> **Exercise details**
Go through the material and write it all out exactly, minus the pictures.

> **Information supplied**
╔══

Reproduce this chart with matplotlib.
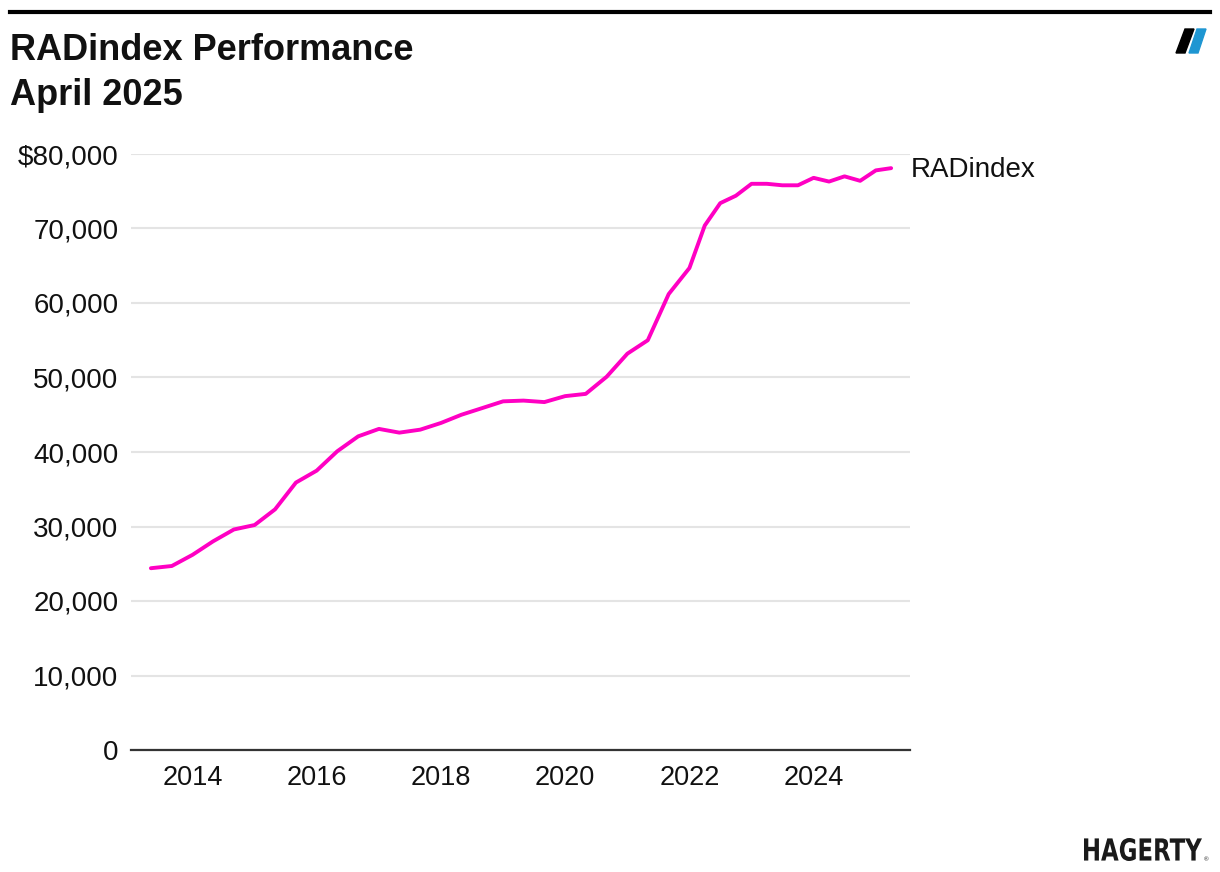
import matplotlib
matplotlib.use("Agg")
import matplotlib.pyplot as plt
from matplotlib.patches import Polygon, PathPatch
from matplotlib.textpath import TextPath
from matplotlib.font_manager import FontProperties
from matplotlib.transforms import Affine2D, IdentityTransform
from matplotlib.lines import Line2D
import pandas as pd

# RADindex values (Jan/May/Sep until 2022, then quarterly)
dates = ["2013-05", "2013-09",
         "2014-01", "2014-05", "2014-09",
         "2015-01", "2015-05", "2015-09",
         "2016-01", "2016-05", "2016-09",
         "2017-01", "2017-05", "2017-09",
         "2018-01", "2018-05", "2018-09",
         "2019-01", "2019-05", "2019-09",
         "2020-01", "2020-05", "2020-09",
         "2021-01", "2021-05", "2021-09",
         "2022-01", "2022-04", "2022-07", "2022-10",
         "2023-01", "2023-04", "2023-07", "2023-10",
         "2024-01", "2024-04", "2024-07", "2024-10",
         "2025-01", "2025-04"]
values = [24400, 24700,
          26200, 28000, 29600,
          30200, 32300, 35900,
          37500, 40100, 42100,
          43100, 42600, 43000,
          43900, 45000, 45900,
          46800, 46900, 46700,
          47500, 47800, 50100,
          53200, 55000, 61200,
          64700, 70400, 73400, 74400,
          76000, 76000, 75800, 75800,
          76800, 76300, 77000, 76400,
          77800, 78100]
series_name = "RADindex"
tick_years = [2014, 2016, 2018, 2020, 2022, 2024]
y_ticks = [0, 10000, 20000, 30000, 40000, 50000, 60000, 70000, 80000]
y_labels = ["0", "10,000", "20,000", "30,000", "40,000", "50,000",
            "60,000", "70,000", "$80,000"]

W, H = 1220, 872
TXT = "#111111"
MAGENTA = "#ff00c3"
plt.rcParams["font.family"] = ["Liberation Sans", "DejaVu Sans"]

x = pd.to_datetime(dates)

fig = plt.figure(figsize=(W / 100, H / 100), dpi=100)
ax = fig.add_axes([131 / W, 122 / H, 779 / W, 596 / H])

ax.plot(x, values, color=MAGENTA, lw=2.8, solid_joinstyle="round",
        solid_capstyle="round", zorder=3)
ax.annotate(series_name, (x[-1], values[-1]), xytext=(14, -1),
            textcoords="offset points", va="center", ha="left",
            fontsize=20, color=TXT)

ax.set_ylim(0, 80000)
ax.set_xlim(pd.Timestamp("2013-01-04"), pd.Timestamp("2025-07-21"))
ax.set_yticks(y_ticks)
ax.set_yticklabels(y_labels)
ax.set_xticks([pd.Timestamp(f"{y}-01-01") for y in tick_years])
ax.set_xticklabels([str(y) for y in tick_years])
ax.tick_params(axis="both", length=0, labelcolor=TXT)
ax.tick_params(axis="y", pad=9, labelsize=20)
ax.tick_params(axis="x", pad=11, labelsize=19.5)

ax.grid(axis="y", color="#e4e4e4", lw=1.5)
ax.grid(axis="x", visible=False)
ax.set_axisbelow(True)
for s in ["top", "left", "right"]:
    ax.spines[s].set_visible(False)
ax.spines["bottom"].set_color("#333333")
ax.spines["bottom"].set_linewidth(1.6)
ax.spines["bottom"].set_zorder(4)

# top rule
fig.add_artist(Line2D([10 / W, 1210 / W], [1 - 12 / H, 1 - 12 / H],
                      color="black", lw=3, transform=fig.transFigure))

# title
fig.text(10 / W, 1 - 60 / H, "RADindex Performance", fontsize=26,
         fontweight="bold", color=TXT, va="baseline", ha="left")
fig.text(10 / W, 1 - 105 / H, "April 2025", fontsize=26,
         fontweight="bold", color=TXT, va="baseline", ha="left")

# logo mark top right
def px(pts):
    return [(a / W, 1 - b / H) for a, b in pts]

fig.add_artist(Polygon(px([(1185, 29), (1194, 29), (1185, 53), (1176, 53)]),
                       closed=True, color="black", transform=fig.transFigure))
fig.add_artist(Polygon(px([(1197, 29), (1206, 29), (1198, 53), (1189, 53)]),
                       closed=True, color="#1e96d2", transform=fig.transFigure))

# HAGERTY wordmark bottom right
tp = TextPath((0, 0), "HAGERTY", size=1,
              prop=FontProperties(family="DejaVu Sans", weight="bold"))
ext = tp.get_extents()
sx = 118 / ext.width
sy = 23 / ext.height
tr = Affine2D().translate(-ext.x0, -ext.y0).scale(sx, sy).translate(1084, H - 861)
fig.add_artist(PathPatch(tp, transform=tr + IdentityTransform(),
                         color="#1a1a1a", lw=0))
fig.text(1204 / W, 1 - 861 / H, "®", fontsize=4.5, color="#1a1a1a",
         ha="left", va="baseline")

fig.savefig("out.png", dpi=100)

╚══

> **Solution to this exercise**
Reproduce this chart with matplotlib.
import matplotlib
matplotlib.use("Agg")
import matplotlib.pyplot as plt
from matplotlib.patches import Polygon, PathPatch
from matplotlib.textpath import TextPath
from matplotlib.font_manager import FontProperties
from matplotlib.transforms import Affine2D, IdentityTransform
from matplotlib.lines import Line2D
import pandas as pd

# RADindex values (Jan/May/Sep until 2022, then quarterly)
dates = ["2013-05", "2013-09",
         "2014-01", "2014-05", "2014-09",
         "2015-01", "2015-05", "2015-09",
         "2016-01", "2016-05", "2016-09",
         "2017-01", "2017-05", "2017-09",
         "2018-01", "2018-05", "2018-09",
         "2019-01", "2019-05", "2019-09",
         "2020-01", "2020-05", "2020-09",
         "2021-01", "2021-05", "2021-09",
         "2022-01", "2022-04", "2022-07", "2022-10",
         "2023-01", "2023-04", "2023-07", "2023-10",
         "2024-01", "2024-04", "2024-07", "2024-10",
         "2025-01", "2025-04"]
values = [24400, 24700,
          26200, 28000, 29600,
          30200, 32300, 35900,
          37500, 40100, 42100,
          43100, 42600, 43000,
          43900, 45000, 45900,
          46800, 46900, 46700,
          47500, 47800, 50100,
          53200, 55000, 61200,
          64700, 70400, 73400, 74400,
          76000, 76000, 75800, 75800,
          76800, 76300, 77000, 76400,
          77800, 78100]
series_name = "RADindex"
tick_years = [2014, 2016, 2018, 2020, 2022, 2024]
y_ticks = [0, 10000, 20000, 30000, 40000, 50000, 60000, 70000, 80000]
y_labels = ["0", "10,000", "20,000", "30,000", "40,000", "50,000",
            "60,000", "70,000", "$80,000"]

W, H = 1220, 872
TXT = "#111111"
MAGENTA = "#ff00c3"
plt.rcParams["font.family"] = ["Liberation Sans", "DejaVu Sans"]

x = pd.to_datetime(dates)

fig = plt.figure(figsize=(W / 100, H / 100), dpi=100)
ax = fig.add_axes([131 / W, 122 / H, 779 / W, 596 / H])

ax.plot(x, values, color=MAGENTA, lw=2.8, solid_joinstyle="round",
        solid_capstyle="round", zorder=3)
ax.annotate(series_name, (x[-1], values[-1]), xytext=(14, -1),
            textcoords="offset points", va="center", ha="left",
            fontsize=20, color=TXT)

ax.set_ylim(0, 80000)
ax.set_xlim(pd.Timestamp("2013-01-04"), pd.Timestamp("2025-07-21"))
ax.set_yticks(y_ticks)
ax.set_yticklabels(y_labels)
ax.set_xticks([pd.Timestamp(f"{y}-01-01") for y in tick_years])
ax.set_xticklabels([str(y) for y in tick_years])
ax.tick_params(axis="both", length=0, labelcolor=TXT)
ax.tick_params(axis="y", pad=9, labelsize=20)
ax.tick_params(axis="x", pad=11, labelsize=19.5)

ax.grid(axis="y", color="#e4e4e4", lw=1.5)
ax.grid(axis="x", visible=False)
ax.set_axisbelow(True)
for s in ["top", "left", "right"]:
    ax.spines[s].set_visible(False)
ax.spines["bottom"].set_color("#333333")
ax.spines["bottom"].set_linewidth(1.6)
ax.spines["bottom"].set_zorder(4)

# top rule
fig.add_artist(Line2D([10 / W, 1210 / W], [1 - 12 / H, 1 - 12 / H],
                      color="black", lw=3, transform=fig.transFigure))

# title
fig.text(10 / W, 1 - 60 / H, "RADindex Performance", fontsize=26,
         fontweight="bold", color=TXT, va="baseline", ha="left")
fig.text(10 / W, 1 - 105 / H, "April 2025", fontsize=26,
         fontweight="bold", color=TXT, va="baseline", ha="left")

# logo mark top right
def px(pts):
    return [(a / W, 1 - b / H) for a, b in pts]

fig.add_artist(Polygon(px([(1185, 29), (1194, 29), (1185, 53), (1176, 53)]),
                       closed=True, color="black", transform=fig.transFigure))
fig.add_artist(Polygon(px([(1197, 29), (1206, 29), (1198, 53), (1189, 53)]),
                       closed=True, color="#1e96d2", transform=fig.transFigure))

# HAGERTY wordmark bottom right
tp = TextPath((0, 0), "HAGERTY", size=1,
              prop=FontProperties(family="DejaVu Sans", weight="bold"))
ext = tp.get_extents()
sx = 118 / ext.width
sy = 23 / ext.height
tr = Affine2D().translate(-ext.x0, -ext.y0).scale(sx, sy).translate(1084, H - 861)
fig.add_artist(PathPatch(tp, transform=tr + IdentityTransform(),
                         color="#1a1a1a", lw=0))
fig.text(1204 / W, 1 - 861 / H, "®", fontsize=4.5, color="#1a1a1a",
         ha="left", va="baseline")

fig.savefig("out.png", dpi=100)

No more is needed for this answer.